A warm, wet autumn and winter preceding the campaign – the second warmest in twenty years, with only seven days of hard frost throughout the winter. March and April were dry and very pleasant, and budbreak was early. Rain returned in May, and although June was dry, precipitation returned in July.
August continued rainy and cool, increasing the risk of rot and mildew in the vineyard. However, botrytis was not as prevalent as it might have been in 2014. Instead, the vines were troubled by sour rot caused by a combination of acetic acid bacteria and yeast that infect grapes damaged by drosophila flies. The sour rot affected Meunier most of all and Pinot Noir to a lesser extent. Chardonnay was mostly spared, as the problem most commonly afflicts thin-skinned varieties. It is chiefly because of this issue that the vintage ranks in the three-star category rather than four-star. Meunier was also most affected by downy mildew. Fortunately, September saw a return to warm, sunny, dry weather, allowing those who had skirted these dangers to make some very successful wines.
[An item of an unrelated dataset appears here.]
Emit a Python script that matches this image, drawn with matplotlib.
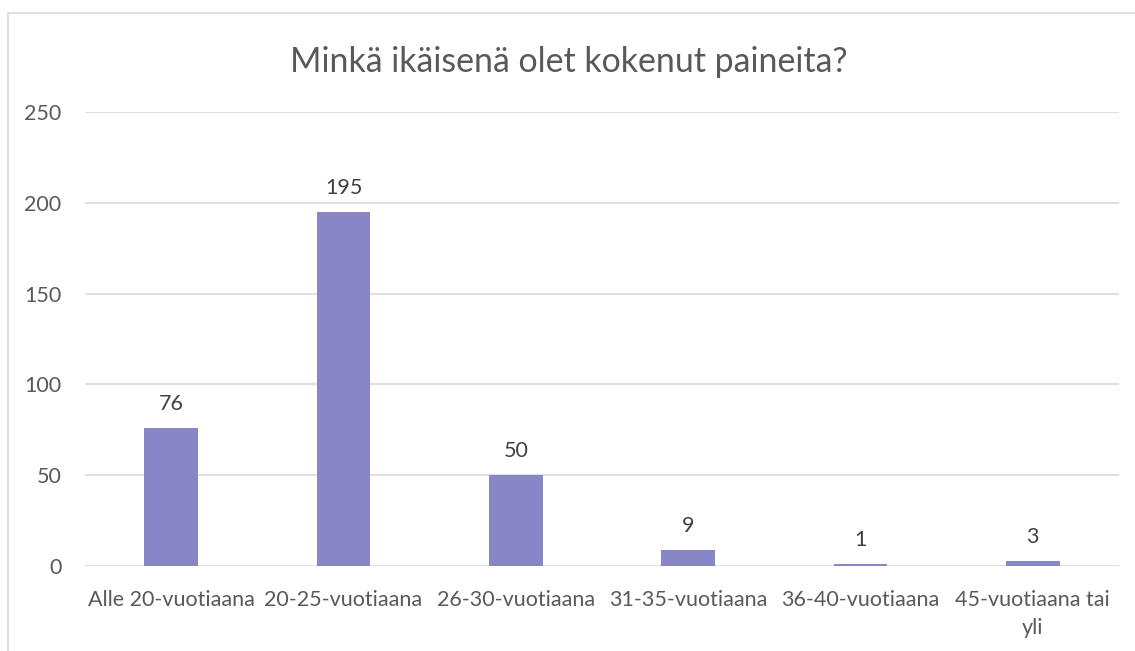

One delicious Blanc des Blancs is the vintage Brut Nature from Vauversin in Oger: “Produced from old vines at the foot of the hill in Oger fermented in cask, this shows a wonderful concentration of lemon and chalk aromas up front, and a silky, seamless texture on the palate. Very good length.” **** (Tasted 2019)
Even Meunier could succeed in the right hands. From my notes on Laherte Frères in Chavot (Coteaux Sud d’Epernay): “Les Vignes d’Autrefois is a 100% Meunier wine from old vines located at the base of the slope in Chavot and Mancy. The fruit is fermented in neutral casks, and the result has a lovely floral fruit on the attack and a silky texture that hides surprising depth on the finish.” **** (Tasted 2019)
One notable aspect of 2014 is that there were some interesting Coteaux produced throughout the region in 2014. A blanc from Robert Moncuit in Le Mesnil was classic, almost
Burgundian: “Lemons, cream and spice on the nose, with plenty of structure and an ample, round texture on the palate, this is 18 months in 300-litre casks, although the wood influence is very well integrated and melts into the lingering finish.” **** (Tasted 2016)
Tasted quite recently, the 2014 Coteaux Champenois La Côte aux Enfants from Bollinger was riveting: “Rich, vinous, eminently Burgundian, this opens with a deep cherry fruit character with hints of violets and freshly turned earth. On the palate, there is density and concentration and an elegant lightness and a lingering, limpid finish. Marvelous.” **** (Tasted 2019)
Overall, a very good vintage that misses being top rank because of pressure from disease. 2014 has produced a large number of vintage wines and some of lasting quality.